EXERCISE REQUIREMENTS - Skip all pictures, then copy the lines from the start of the data through the line with "const yTicks = [150, 200, 250, 300, 350, 400, 450, 500];", keeping both ends.
---+---
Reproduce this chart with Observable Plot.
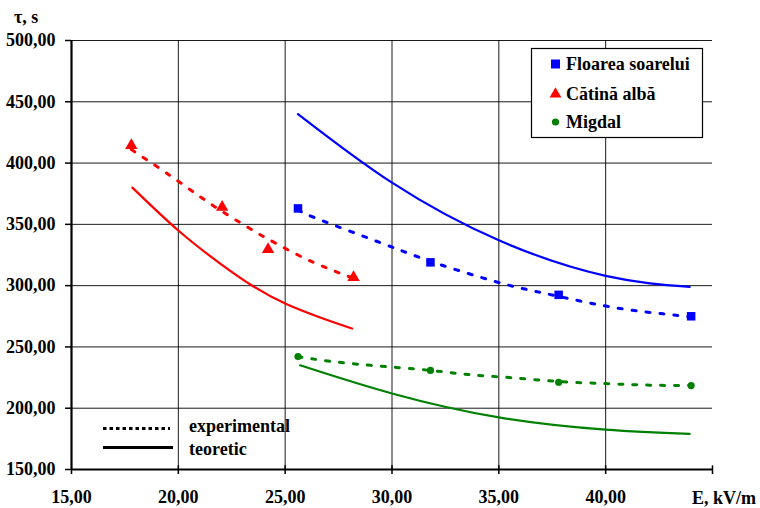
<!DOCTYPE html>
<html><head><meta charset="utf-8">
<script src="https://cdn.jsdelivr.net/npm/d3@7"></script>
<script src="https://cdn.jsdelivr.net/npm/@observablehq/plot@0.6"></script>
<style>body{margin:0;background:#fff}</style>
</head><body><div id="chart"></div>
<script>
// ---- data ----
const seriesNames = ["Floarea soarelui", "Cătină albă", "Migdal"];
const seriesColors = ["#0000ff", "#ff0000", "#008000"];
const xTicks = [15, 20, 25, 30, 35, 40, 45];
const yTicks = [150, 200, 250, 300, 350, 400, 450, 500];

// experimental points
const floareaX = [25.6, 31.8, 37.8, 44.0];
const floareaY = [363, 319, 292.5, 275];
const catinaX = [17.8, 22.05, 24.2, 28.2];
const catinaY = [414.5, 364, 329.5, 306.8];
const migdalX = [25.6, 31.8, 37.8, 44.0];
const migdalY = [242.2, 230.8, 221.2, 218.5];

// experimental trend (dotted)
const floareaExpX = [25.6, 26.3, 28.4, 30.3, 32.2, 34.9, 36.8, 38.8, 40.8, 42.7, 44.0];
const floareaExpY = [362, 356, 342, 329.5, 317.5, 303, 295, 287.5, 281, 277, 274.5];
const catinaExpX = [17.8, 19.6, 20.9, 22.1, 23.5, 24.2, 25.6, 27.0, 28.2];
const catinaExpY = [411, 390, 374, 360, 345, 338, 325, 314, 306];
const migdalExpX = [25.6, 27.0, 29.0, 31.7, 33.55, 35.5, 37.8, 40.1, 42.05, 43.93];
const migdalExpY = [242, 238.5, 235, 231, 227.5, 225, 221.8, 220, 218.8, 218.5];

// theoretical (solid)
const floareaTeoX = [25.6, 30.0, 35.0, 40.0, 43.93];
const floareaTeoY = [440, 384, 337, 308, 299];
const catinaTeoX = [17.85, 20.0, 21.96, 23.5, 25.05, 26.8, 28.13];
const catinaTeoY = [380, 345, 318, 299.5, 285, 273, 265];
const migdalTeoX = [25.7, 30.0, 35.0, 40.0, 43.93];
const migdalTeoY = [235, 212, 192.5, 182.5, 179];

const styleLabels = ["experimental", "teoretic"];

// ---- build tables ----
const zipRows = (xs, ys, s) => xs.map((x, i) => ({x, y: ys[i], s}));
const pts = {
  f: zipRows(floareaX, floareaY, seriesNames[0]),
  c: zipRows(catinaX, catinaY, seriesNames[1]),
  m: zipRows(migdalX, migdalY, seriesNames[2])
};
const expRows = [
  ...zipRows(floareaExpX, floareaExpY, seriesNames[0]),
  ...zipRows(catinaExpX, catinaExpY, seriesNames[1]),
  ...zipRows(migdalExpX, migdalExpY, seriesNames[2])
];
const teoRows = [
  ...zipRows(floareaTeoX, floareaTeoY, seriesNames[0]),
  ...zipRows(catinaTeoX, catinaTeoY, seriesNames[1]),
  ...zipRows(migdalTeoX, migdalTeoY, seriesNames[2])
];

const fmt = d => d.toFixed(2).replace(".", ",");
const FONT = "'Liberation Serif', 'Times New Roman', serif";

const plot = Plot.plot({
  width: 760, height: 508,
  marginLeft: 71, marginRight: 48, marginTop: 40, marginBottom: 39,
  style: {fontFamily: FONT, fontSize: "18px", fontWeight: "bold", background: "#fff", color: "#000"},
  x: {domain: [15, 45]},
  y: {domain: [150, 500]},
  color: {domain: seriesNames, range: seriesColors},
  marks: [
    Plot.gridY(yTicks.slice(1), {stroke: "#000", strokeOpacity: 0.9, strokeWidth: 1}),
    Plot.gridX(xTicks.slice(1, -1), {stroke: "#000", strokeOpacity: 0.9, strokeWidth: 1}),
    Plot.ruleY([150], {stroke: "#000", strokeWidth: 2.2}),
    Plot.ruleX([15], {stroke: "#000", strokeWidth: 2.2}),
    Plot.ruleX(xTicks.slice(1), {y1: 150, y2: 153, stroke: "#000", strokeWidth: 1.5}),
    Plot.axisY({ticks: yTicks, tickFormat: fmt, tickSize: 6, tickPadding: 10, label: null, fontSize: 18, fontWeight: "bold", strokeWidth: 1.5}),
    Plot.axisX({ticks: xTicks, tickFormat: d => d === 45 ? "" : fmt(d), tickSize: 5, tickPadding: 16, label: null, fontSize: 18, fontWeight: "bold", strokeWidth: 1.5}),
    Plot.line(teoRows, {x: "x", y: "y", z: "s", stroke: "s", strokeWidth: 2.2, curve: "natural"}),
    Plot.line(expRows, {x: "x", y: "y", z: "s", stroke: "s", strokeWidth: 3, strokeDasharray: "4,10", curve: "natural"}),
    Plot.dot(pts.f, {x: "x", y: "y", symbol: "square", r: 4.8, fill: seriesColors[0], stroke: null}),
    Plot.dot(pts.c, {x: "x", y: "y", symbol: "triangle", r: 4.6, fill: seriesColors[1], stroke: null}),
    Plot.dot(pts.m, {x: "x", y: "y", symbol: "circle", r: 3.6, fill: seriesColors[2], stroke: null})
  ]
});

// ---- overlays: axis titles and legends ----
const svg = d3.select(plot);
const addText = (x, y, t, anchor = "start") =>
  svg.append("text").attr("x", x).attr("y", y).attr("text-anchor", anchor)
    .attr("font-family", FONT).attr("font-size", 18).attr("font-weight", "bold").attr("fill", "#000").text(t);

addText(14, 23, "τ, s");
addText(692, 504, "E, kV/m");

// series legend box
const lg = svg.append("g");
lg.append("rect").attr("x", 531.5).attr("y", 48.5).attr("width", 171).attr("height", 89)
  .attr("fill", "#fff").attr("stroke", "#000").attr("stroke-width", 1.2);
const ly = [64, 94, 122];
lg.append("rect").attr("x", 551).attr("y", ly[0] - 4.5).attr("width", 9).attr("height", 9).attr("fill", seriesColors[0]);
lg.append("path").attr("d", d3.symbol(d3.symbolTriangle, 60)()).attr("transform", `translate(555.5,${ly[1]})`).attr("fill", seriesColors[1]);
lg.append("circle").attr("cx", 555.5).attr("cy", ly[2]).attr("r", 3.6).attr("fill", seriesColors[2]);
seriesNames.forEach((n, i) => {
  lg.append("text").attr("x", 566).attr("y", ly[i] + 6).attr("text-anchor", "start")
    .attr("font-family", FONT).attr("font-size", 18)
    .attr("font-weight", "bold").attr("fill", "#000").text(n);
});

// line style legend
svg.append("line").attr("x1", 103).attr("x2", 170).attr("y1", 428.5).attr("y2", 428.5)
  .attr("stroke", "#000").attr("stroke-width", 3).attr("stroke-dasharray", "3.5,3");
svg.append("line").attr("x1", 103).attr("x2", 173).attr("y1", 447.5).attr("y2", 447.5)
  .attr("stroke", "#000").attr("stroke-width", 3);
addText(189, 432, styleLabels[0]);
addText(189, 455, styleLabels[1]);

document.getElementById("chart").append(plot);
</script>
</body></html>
---+---
SOLUTION TO THE PROBLEM -
Reproduce this chart with Observable Plot.
<!DOCTYPE html>
<html><head><meta charset="utf-8">
<script src="https://cdn.jsdelivr.net/npm/d3@7"></script>
<script src="https://cdn.jsdelivr.net/npm/@observablehq/plot@0.6"></script>
<style>body{margin:0;background:#fff}</style>
</head><body><div id="chart"></div>
<script>
// ---- data ----
const seriesNames = ["Floarea soarelui", "Cătină albă", "Migdal"];
const seriesColors = ["#0000ff", "#ff0000", "#008000"];
const xTicks = [15, 20, 25, 30, 35, 40, 45];
const yTicks = [150, 200, 250, 300, 350, 400, 450, 500];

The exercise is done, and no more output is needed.